Is KM dropping the ball on collaboration?

Peter Anthony-Glick has written a thoughtful post and blog wondering why KM staff sometimes actively resist the use of internal social collaboration tools.

My view is that the key capability KM generally lacks is a robust framework for evaluating proposed changes to organisational capabilities (whether that be a technology, process, or management change) and being able to usefully discuss what it is likely to achieve.

Is social collaboration the "fix" required for all organisations? I don't think so.
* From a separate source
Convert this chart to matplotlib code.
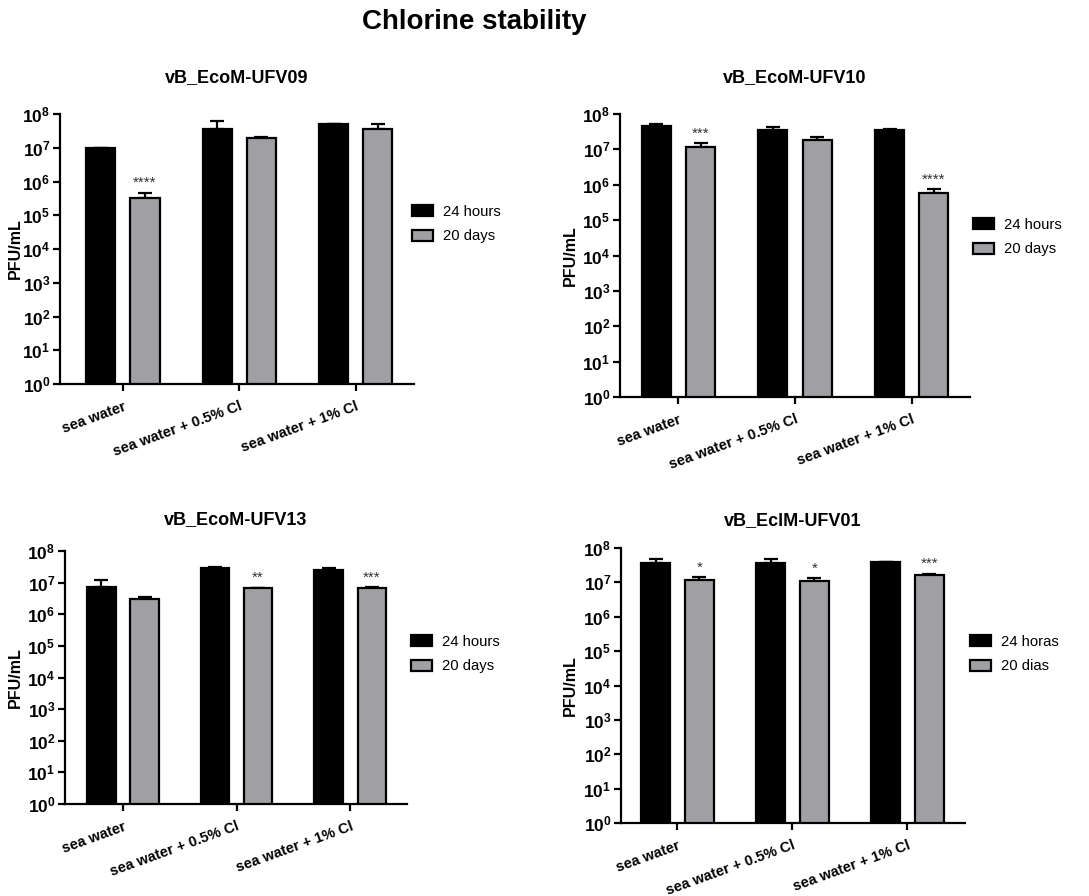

It's an initiative with specific benefits and costs, likely to pass the value test within some areas and not for others.

Despite all the chest-thumping by business experts, there is no universal mandate for organisations to become more "innovative" or "collaborative". Indeed, for some organisations the ability to extract maximum rent from a monopoly position demands the opposite!

But I do think KM should be able to form a view and have a strategic conversation about the likely impacts about the introduction of social media, as indeed it should about many other topics. KM should have a considered and reasoned view on things such as:

- performance ranking systems (why was there no senior KM person reviewing the impact of stack ranking at Microsoft?)
- whether knowledge should be held by a pool of experts (eg most law firms) or institutionalized (eg McDonalds)?
- instituting processes such as Scrum
- exposing historical documentation in an online archive
- and just about anything else people can dream up!

The distributed nature of innovation and expertise means that KM is unlikely to be the initiator of most worthwhile initiatives within an organisation. But we can take the responsibility for understanding and championing initiatives that have the best chance of making a difference.

If we can't describe the relative merits of choices that organisations make, why should we be given a seat at the strategy table?